The present-day territory of Nakhichevan’s Autonomous Republic, Republic of Azerbaijan, comprises part of Sharur District, Ayrarat Province; Goghtn and Nakhichevan Districts, Vaspurakan Province, as well as Yernjak, Jahuk and Shahaponk, Districts, Syunik Province, Metz Hayk: in 1828 and 1840 they formed part of the Armianskaya Oblast (Armenian Province) established by Russia, being included in Yerevan Marz (Province) after that administrative unit ceased existing, between 1849 and May 1918.

In late 1919 the present-day territory of Nakhichevan’s Autonomous Republic formed part of the first Republic of Armenia.

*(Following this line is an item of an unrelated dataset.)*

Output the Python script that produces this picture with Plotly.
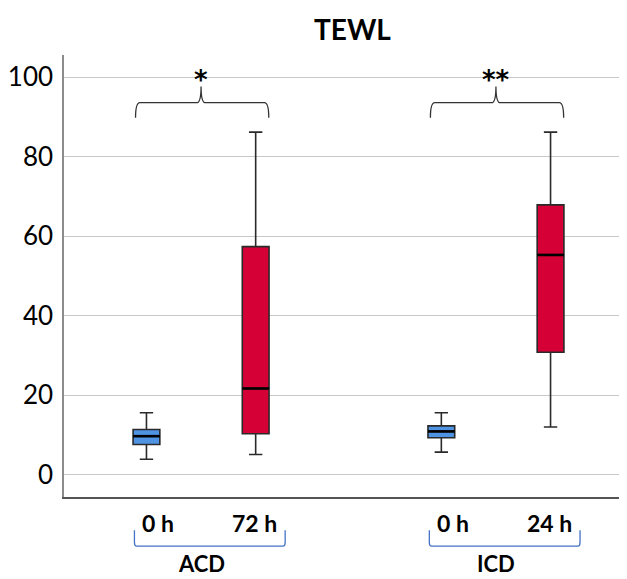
import plotly.graph_objects as go

# ---- data ----
groups = ["ACD", "ICD"]
time_labels = ["0 h", "72 h", "0 h", "24 h"]
group_of = [0, 0, 1, 1]
lower_whisker = [3.9, 5.1, 5.7, 12.0]
q1_vals = [7.6, 10.3, 9.3, 30.8]
median_vals = [9.7, 21.7, 10.9, 55.3]
q3_vals = [11.4, 57.4, 12.3, 67.9]
upper_whisker = [15.6, 86.2, 15.6, 86.2]
significance = ["*", "**"]
y_ticks = [0, 20, 40, 60, 80, 100]

BLUE = "#4F93E3"
RED = "#D40036"
box_colors = [BLUE, RED, BLUE, RED]

# ---- layout helpers ----
GROUP_GAP = 1.7
positions = [i + (GROUP_GAP - 1) * g for i, g in enumerate(group_of)]
BOX_W = 0.245
XMIN, XMAX = -0.755, 4.4
YMIN, YMAX = -5.6, 105.6


def xpaper(x):
    return (x - XMIN) / (XMAX - XMIN)


fig = go.Figure()

for i in range(len(time_labels)):
    fig.add_trace(go.Box(
        x=[positions[i]],
        q1=[q1_vals[i]], median=[median_vals[i]], q3=[q3_vals[i]],
        lowerfence=[lower_whisker[i]], upperfence=[upper_whisker[i]],
        width=BOX_W, whiskerwidth=0.5,
        fillcolor=box_colors[i],
        line=dict(color="#2a2a2a", width=1.6),
        boxpoints=False, hoverinfo="skip", showlegend=False,
    ))
    fig.add_trace(go.Scatter(
        x=[positions[i] - BOX_W / 2, positions[i] + BOX_W / 2],
        y=[median_vals[i], median_vals[i]],
        mode="lines", line=dict(color="black", width=2.6),
        hoverinfo="skip", showlegend=False,
    ))

shapes = []
annotations = []

# curly braces + significance stars
for g, grp in enumerate(groups):
    idx = [i for i in range(len(group_of)) if group_of[i] == g]
    xl = positions[idx[0]] - 0.10
    xr = positions[idx[-1]] + 0.12
    xc = (positions[idx[0]] + positions[idx[-1]]) / 2
    top = max(upper_whisker[i] for i in idx)
    yb, yh, yt = top + 3.6, top + 7.4, top + 11.5
    r = 0.04
    path = (f"M {xl},{yb} Q {xl},{yh} {xl + r},{yh} L {xc - r},{yh} "
            f"Q {xc},{yh} {xc},{yt} Q {xc},{yh} {xc + r},{yh} "
            f"L {xr - r},{yh} Q {xr},{yh} {xr},{yb}")
    shapes.append(dict(type="path", path=path, xref="x", yref="y",
                       line=dict(color="#333333", width=1.3)))
    annotations.append(dict(x=xc, y=top + 13.2, xref="x", yref="y",
                            text=f"<b>{significance[g]}</b>", showarrow=False,
                            xanchor="center", yanchor="middle",
                            font=dict(size=26, color="black",
                                      family="DejaVu Sans")))

    # blue bracket under the time labels
    bl = xpaper(positions[idx[0]] - 0.11)
    br = xpaper(positions[idx[-1]] + 0.27)
    ytop, ybot = -0.075, -0.111
    rr = 0.004
    bpath = (f"M {bl},{ytop} L {bl},{ybot + 0.008} Q {bl},{ybot} {bl + rr},{ybot} "
             f"L {br - rr},{ybot} Q {br},{ybot} {br},{ybot + 0.008} L {br},{ytop}")
    shapes.append(dict(type="path", path=bpath, xref="paper", yref="paper",
                       line=dict(color="#4472C4", width=1.3)))
    annotations.append(dict(x=xpaper(xc), y=-0.184, xref="paper", yref="paper",
                            text=f"<b>{grp}</b>", showarrow=False,
                            xanchor="center", yanchor="bottom", borderpad=0,
                            font=dict(size=22, color="black", family="Lato")))

for i, lab in enumerate(time_labels):
    shift = 0.11 if i in (0, 2) else -0.01
    annotations.append(dict(x=xpaper(positions[i] + shift), y=-0.0588,
                            xref="paper", yref="paper",
                            text=f"<b>{lab}</b>", showarrow=False,
                            xanchor="center", yanchor="middle",
                            font=dict(size=23, color="black", family="Lato")))

annotations.append(dict(x=xpaper(1.89), y=1.0, xref="paper", yref="paper",
                        yshift=7, text="<b>TEWL</b>", showarrow=False,
                        xanchor="center", yanchor="bottom",
                        font=dict(size=28, color="black", family="Lato")))

# page body has an 8px default margin, so size the figure to fit the window
fig.update_layout(
    width=619, height=571,
    margin=dict(l=52, r=0, t=47, b=82),
    paper_bgcolor="white", plot_bgcolor="white",
    shapes=shapes, annotations=annotations,
    xaxis=dict(range=[XMIN, XMAX], showticklabels=False, ticks="",
               showgrid=False, zeroline=False, showline=True,
               linecolor="#555555", linewidth=1.5, fixedrange=True),
    yaxis=dict(range=[YMIN, YMAX], tickvals=y_ticks, showgrid=True,
               gridcolor="#c8c8c8", gridwidth=1.3, zeroline=False,
               showline=True, linecolor="#8c8c8c", linewidth=1.5,
               ticks="", ticklabelstandoff=4,
               tickfont=dict(size=26, color="black", family="Lato")),
    showlegend=False,
)

fig.write_html("out.html")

Despite the fact that the invasions of 1918 and 1920 Azerbaijan waged against Armenia with Turkey’s complicity marked certain reduction in the number of Nakhichevan Armenians, they still constituted a considerable part of the local population between the 1920s and 1960s.

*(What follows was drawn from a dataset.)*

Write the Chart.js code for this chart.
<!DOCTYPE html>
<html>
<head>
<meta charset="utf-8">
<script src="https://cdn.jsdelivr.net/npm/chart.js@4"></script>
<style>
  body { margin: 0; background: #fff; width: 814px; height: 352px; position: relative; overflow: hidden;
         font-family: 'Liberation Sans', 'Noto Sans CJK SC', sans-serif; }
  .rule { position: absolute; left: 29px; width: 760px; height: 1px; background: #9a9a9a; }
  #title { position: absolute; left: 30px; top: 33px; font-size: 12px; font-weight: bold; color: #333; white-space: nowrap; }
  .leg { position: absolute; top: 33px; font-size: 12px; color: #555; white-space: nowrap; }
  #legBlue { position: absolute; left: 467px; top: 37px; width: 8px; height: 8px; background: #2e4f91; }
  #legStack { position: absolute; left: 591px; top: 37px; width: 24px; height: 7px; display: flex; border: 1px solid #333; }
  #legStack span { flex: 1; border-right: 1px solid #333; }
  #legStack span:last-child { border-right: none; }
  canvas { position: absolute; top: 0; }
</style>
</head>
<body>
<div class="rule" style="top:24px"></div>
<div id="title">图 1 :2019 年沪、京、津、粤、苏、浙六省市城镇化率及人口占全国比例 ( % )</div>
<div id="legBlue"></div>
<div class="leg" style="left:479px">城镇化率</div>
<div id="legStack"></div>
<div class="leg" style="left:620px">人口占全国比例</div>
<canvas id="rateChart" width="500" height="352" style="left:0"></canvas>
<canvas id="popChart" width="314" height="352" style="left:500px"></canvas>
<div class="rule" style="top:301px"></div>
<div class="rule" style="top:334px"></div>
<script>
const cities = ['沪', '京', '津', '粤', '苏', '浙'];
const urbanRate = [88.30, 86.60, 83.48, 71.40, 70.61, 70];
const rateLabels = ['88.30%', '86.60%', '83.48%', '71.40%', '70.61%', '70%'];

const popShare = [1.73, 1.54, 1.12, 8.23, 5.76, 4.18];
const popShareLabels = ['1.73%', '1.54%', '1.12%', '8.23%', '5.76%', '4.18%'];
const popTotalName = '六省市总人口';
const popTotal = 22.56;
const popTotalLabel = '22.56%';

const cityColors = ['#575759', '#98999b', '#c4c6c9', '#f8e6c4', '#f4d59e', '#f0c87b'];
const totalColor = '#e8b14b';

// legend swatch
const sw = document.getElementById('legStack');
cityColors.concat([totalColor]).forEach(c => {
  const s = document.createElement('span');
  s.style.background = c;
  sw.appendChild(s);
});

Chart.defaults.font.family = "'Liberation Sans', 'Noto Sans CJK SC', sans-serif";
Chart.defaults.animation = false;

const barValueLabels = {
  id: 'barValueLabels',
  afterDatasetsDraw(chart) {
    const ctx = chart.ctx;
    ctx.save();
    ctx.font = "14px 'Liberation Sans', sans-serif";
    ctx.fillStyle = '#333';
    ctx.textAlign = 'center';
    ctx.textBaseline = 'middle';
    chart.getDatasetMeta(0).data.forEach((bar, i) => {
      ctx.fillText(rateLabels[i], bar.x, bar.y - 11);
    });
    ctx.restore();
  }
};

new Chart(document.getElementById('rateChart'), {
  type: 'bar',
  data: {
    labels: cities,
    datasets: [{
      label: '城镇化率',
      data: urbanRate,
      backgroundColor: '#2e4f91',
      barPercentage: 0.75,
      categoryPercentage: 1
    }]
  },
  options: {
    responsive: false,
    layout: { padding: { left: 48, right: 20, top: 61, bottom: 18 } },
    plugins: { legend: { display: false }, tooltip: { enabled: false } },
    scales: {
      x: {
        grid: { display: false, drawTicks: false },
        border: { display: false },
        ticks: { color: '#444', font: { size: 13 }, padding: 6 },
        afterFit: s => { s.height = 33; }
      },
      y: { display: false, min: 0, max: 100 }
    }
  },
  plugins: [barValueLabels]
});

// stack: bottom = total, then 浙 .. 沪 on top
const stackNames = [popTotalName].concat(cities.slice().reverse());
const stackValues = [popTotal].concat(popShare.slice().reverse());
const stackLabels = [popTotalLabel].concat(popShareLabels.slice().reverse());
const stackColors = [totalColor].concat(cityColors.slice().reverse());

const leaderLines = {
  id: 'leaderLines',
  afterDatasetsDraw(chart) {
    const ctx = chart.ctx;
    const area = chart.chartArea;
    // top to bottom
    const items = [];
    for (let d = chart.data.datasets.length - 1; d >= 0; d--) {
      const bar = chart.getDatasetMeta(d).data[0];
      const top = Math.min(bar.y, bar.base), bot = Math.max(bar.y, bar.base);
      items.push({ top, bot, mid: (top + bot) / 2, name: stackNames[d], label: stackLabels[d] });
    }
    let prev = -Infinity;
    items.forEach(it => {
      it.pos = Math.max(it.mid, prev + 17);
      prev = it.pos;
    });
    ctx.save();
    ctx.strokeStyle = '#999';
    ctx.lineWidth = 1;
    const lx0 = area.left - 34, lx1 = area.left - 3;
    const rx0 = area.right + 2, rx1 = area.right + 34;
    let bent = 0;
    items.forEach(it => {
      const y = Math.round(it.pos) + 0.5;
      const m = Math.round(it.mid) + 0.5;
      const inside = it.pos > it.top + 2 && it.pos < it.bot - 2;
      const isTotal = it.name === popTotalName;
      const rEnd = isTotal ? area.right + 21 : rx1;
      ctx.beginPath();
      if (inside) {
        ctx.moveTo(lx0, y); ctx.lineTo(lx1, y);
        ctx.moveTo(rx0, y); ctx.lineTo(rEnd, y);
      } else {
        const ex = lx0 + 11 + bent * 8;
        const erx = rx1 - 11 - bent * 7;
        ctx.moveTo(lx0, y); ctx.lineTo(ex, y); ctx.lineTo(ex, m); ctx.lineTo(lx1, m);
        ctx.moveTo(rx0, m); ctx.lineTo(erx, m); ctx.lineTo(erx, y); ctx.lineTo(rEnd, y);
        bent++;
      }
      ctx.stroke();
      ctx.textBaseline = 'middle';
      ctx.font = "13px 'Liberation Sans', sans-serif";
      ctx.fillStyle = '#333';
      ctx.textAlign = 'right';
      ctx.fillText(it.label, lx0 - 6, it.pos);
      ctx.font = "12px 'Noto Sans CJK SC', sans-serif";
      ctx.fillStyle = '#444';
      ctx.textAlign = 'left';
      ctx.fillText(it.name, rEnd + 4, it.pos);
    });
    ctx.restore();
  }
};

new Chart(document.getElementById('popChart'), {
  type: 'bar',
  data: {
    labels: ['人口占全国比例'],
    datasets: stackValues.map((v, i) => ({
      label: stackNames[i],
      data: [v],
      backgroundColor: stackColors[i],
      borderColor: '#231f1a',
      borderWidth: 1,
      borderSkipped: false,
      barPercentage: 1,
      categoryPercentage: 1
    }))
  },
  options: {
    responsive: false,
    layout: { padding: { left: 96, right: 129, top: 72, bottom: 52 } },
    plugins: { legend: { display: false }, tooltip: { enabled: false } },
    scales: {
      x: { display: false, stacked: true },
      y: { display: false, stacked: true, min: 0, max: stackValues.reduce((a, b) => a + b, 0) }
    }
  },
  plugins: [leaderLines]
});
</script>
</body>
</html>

At the period between the Sovietization of the Republic of Armenia on 2 December 1920 and the conclusion of Kars Treaty on 13 October 1921, Nakhichevan Marz de jure formed part of Soviet Armenia as well. That fact is enshrined in a special declaration the authorities of Soviet Azerbaijan (the local Revolutionary Committee) made on 30 November 1920: it proclaimed both Artsakh and Nakhichevan inseparable parts of Soviet Armenia.

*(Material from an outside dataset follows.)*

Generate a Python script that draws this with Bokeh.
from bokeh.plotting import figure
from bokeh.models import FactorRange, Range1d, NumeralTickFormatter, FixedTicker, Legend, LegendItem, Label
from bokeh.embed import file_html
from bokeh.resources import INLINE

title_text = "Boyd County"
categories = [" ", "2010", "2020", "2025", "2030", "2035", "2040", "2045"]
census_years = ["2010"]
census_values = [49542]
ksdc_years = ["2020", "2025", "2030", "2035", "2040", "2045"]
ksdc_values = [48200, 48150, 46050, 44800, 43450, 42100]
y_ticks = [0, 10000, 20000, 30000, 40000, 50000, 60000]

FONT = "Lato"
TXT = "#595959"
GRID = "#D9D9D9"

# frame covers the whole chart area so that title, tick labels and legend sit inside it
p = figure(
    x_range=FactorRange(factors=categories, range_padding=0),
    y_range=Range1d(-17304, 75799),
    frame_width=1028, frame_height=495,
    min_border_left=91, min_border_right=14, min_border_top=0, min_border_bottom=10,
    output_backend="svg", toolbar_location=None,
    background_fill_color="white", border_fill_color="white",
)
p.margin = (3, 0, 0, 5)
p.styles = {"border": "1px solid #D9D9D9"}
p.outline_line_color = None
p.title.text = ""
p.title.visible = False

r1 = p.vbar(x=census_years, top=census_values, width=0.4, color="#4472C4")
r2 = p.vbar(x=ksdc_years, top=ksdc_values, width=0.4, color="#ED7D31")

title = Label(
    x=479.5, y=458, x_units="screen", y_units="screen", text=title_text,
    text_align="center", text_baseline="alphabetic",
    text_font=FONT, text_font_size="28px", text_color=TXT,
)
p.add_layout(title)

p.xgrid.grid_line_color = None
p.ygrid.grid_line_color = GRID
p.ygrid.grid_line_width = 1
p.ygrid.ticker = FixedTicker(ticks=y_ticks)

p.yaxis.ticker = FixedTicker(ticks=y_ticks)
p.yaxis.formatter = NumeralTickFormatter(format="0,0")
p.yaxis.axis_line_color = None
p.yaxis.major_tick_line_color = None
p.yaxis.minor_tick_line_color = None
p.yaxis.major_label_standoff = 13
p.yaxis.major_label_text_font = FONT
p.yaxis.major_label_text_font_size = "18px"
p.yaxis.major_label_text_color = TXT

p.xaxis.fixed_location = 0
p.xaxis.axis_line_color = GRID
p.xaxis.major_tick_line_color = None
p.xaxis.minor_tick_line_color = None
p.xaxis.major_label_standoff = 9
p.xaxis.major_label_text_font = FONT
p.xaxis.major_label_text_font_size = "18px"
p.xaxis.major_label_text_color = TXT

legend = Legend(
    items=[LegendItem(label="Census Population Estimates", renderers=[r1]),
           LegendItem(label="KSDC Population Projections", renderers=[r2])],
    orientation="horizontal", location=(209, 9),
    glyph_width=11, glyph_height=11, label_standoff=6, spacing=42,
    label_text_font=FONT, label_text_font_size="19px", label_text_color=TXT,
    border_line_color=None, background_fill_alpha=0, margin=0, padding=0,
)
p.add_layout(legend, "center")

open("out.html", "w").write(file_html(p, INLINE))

Violating the Armenians,’ particularly Nakhichevan Armenians’ elementary rights, in the absence of the representatives of the Republic of Armenia, on 16 March 1921 Russia and Turkey signed an illegal and invalid treaty, allegedly putting Nakhichevan Marz under the guardianship of Soviet Azerbaijan, but actually annexing it to that country as a self-governing territory.

In Kars on 13 October 1921, Turkey and the republics of Transcaucasia signed an agreement which ratified the partition of the Republic of Armenia and the annexation of Nakhichevan Marz under the pressure of Bolshevik Russia.

Following a self-willed decision made by the Soviet authorities, on 9 February 1924 the Soviet Republic of Azerbaijan declared Nakhichevan as an autonomous republic within its borders, completely ignoring at least the formal consent of the signatories to the aforementioned treaty, i.e. Georgia, Turkey, Armenia. By that invalid decision, the Soviet Union and Azerbaijan violated the unlawful clauses of the treaties concluded on 16 March and 13 October 1921, according to which Nakhichevan was not annexed to Azerbaijan as its constituent, but was merely put under its “guardianship.”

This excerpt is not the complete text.